Born at Chesterfield, Derbyshire, he was the son of Christopher Pegge and his wife Gertrude, daughter of Francis Stephenson of Unstone, near Chesterfield. Christopher Pegge (died 1723) belonged to a family that had lived for several generations at Osmaston, near Ashbourne, Derbyshire, was a woollen dealer in Derby and later a lead merchant in Chesterfield. Samuel's father was mayor of Chesterfield three times. Samuel published an important study on the Roman roads of Derbyshire as well as notes which his son, also Samuel, continued on the subject of Derbyshire words and phrases.
Samuel Pegge was educated at Chesterfield and he became a pensioner and scholar of St. John's College, Cambridge, in 1722. He graduated B.A. 1725, M.A. 1729. He was elected to a lay fellowship on the Beresford foundation of his college on 21 March 1726, but was removed in favour of Michael Burton (afterwards vice-master of St. John's), who claimed founder's kin. Pegge was then made an honorary fellow, and in 1729 was elected a ' Platt ' fellow of St. John's. In 1730 he was elected a member of the Spalding Society, to which he contributed some papers, and from 1730 to 1732 belonged to the Zodiac Club, a college literary society consisting of twelve members denominated by the signs of the zodiac. Pegge was the original Mars.
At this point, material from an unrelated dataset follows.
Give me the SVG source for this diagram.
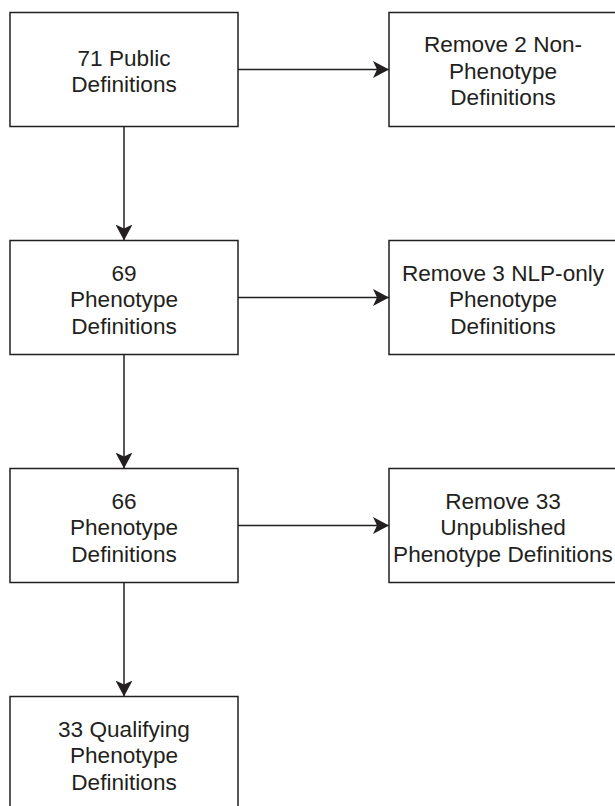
<svg xmlns="http://www.w3.org/2000/svg" width="615" height="806" viewBox="0 0 615 806">
  <style>
    .box { fill: #ffffff; stroke: #231f20; stroke-width: 1.5; }
    .lbl { font-family: "Liberation Sans", Arial, sans-serif; font-size: 22.6px; fill: #231f20; text-anchor: middle; }
    .edge { stroke: #231f20; stroke-width: 1.5; fill: none; marker-end: url(#arrow); }
  </style>
  <defs>
    <marker id="arrow" viewBox="0 0 16 17" markerWidth="16" markerHeight="17" refX="16" refY="8.5" orient="auto" markerUnits="userSpaceOnUse">
      <path d="M0,0 L16,8.5 L0,17 L4,8.5 Z" fill="#231f20"/>
    </marker>
  </defs>
  <rect width="615" height="806" fill="#ffffff"/>

  <g id="connectors">
    <line class="edge" x1="238" y1="69.5" x2="389" y2="69.5"/>
    <line class="edge" x1="124" y1="126.5" x2="124" y2="240.5"/>
    <line class="edge" x1="238" y1="297.5" x2="389" y2="297.5"/>
    <line class="edge" x1="124" y1="354.5" x2="124" y2="468.5"/>
    <line class="edge" x1="238" y1="525.5" x2="389" y2="525.5"/>
    <line class="edge" x1="124" y1="582.5" x2="124" y2="696.5"/>
  </g>

  <g id="node-71-public">
    <rect class="box" x="10" y="12.5" width="228" height="114"/>
    <text class="lbl" x="124" y="65.5">71 Public</text>
    <text class="lbl" x="124" y="92">Definitions</text>
  </g>

  <g id="node-remove-2">
    <rect class="box" x="389" y="12.5" width="228" height="114"/>
    <text class="lbl" x="503" y="52">Remove 2 Non-</text>
    <text class="lbl" x="503" y="78.5">Phenotype</text>
    <text class="lbl" x="503" y="105">Definitions</text>
  </g>

  <g id="node-69">
    <rect class="box" x="10" y="240.5" width="228" height="114"/>
    <text class="lbl" x="124" y="280.5">69</text>
    <text class="lbl" x="124" y="307">Phenotype</text>
    <text class="lbl" x="124" y="333.5">Definitions</text>
  </g>

  <g id="node-remove-3">
    <rect class="box" x="389" y="240.5" width="228" height="114"/>
    <text class="lbl" x="503" y="280.5">Remove 3 NLP-only</text>
    <text class="lbl" x="503" y="307">Phenotype</text>
    <text class="lbl" x="503" y="333.5">Definitions</text>
  </g>

  <g id="node-66">
    <rect class="box" x="10" y="468.5" width="228" height="114"/>
    <text class="lbl" x="124" y="508.5">66</text>
    <text class="lbl" x="124" y="535">Phenotype</text>
    <text class="lbl" x="124" y="561.5">Definitions</text>
  </g>

  <g id="node-remove-33">
    <rect class="box" x="389" y="468.5" width="228" height="114"/>
    <text class="lbl" x="503" y="508.5">Remove 33</text>
    <text class="lbl" x="503" y="535">Unpublished</text>
    <text class="lbl" x="503" y="561.5">Phenotype Definitions</text>
  </g>

  <g id="node-33-qualifying">
    <rect class="box" x="10" y="696.5" width="228" height="114"/>
    <text class="lbl" x="124" y="736.5">33 Qualifying</text>
    <text class="lbl" x="124" y="763">Phenotype</text>
    <text class="lbl" x="124" y="789.5">Definitions</text>
  </g>
</svg>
Pegge was ordained in 1729, and in 1730 became curate to Dr. John Lynch at Sundridge in Kent. On 6 December 1731 he became the vicar of Godmersham, Kent, where he lived for about twenty years, writing on antiquities and collecting books and coins. From 1749 to 1751 he lived at Surrenden, again in Kent, as tutor to the son of Sir Edward Dering. In 1751 he was elected fellow of the Society of Antiquaries, and in the same year was inducted into the rectory of Old Whittington, near Chesterfield, exchanging Godmersham for the rectory of Brinhill (or Brindle), Lancashire. On 22 Oct. 1758 he exchanged Brinhill for the vicarage of Heath, near Whittington, holding Heath together with Whittington until his death.